In an attempt to prevent freight rates from eroding during the slack season, shipping lines that carry U.S. imports from Asia plan to increase rates $400 per 40-foot container on shipments to the West Coast and $600 per FEU to all other destinations, effective Dec. 1.
The Transpacific Stabilization Agreement, a discussion group representing 15 carriers in the eastbound Pacific, also announced a proposed general rate increase of $1,500 per FEU on standard and high-cube refrigerated container shipments from Asia, including Pakistan, Bangladesh and Sri Lanka, to all U.S. destinations, effective Jan. 1.

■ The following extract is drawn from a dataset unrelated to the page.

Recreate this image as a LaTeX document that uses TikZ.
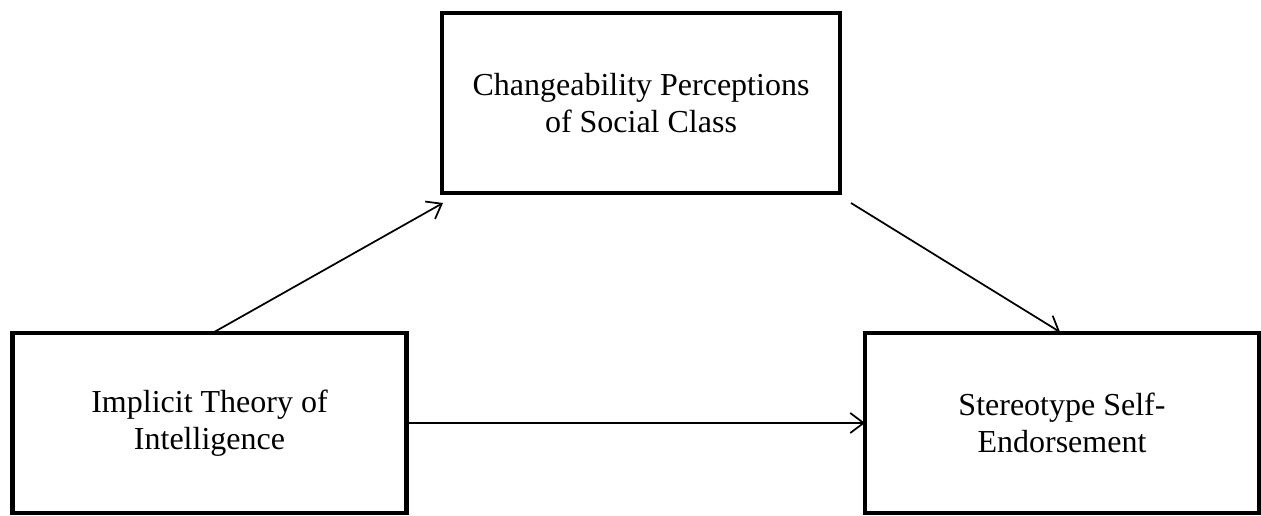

Brian Conrad, the TSA’s executive administrator, said rates in the eastbound Pacific normally begin to erode after all of the holiday season merchandise has arrived in the U.S., and rates remain depressed into the spring. This sets a low floor from which to start service contract negotiations for the many contracts that take effect on May 1 each year.
Carriers this summer and fall successfully implemented GRIs as the 2012 peak shipping season evolved. “Lines want to be sure that revenue gains made earlier in the year are not prematurely eroded in upcoming contracts,” Conrad said.
As for the hefty rate hike on imports of refrigerated shipments, Conrad said the rate situation for reefer shipments has become so dire that some carriers are scaling back their participation in the U.S. trades and are deploying these costly assets in trade lanes where they can achieve a higher return.
“The message to the trade is that rates are unsustainable and will not support the purchase, lease, operation and maintenance of very sophisticated and costly equipment,” he said.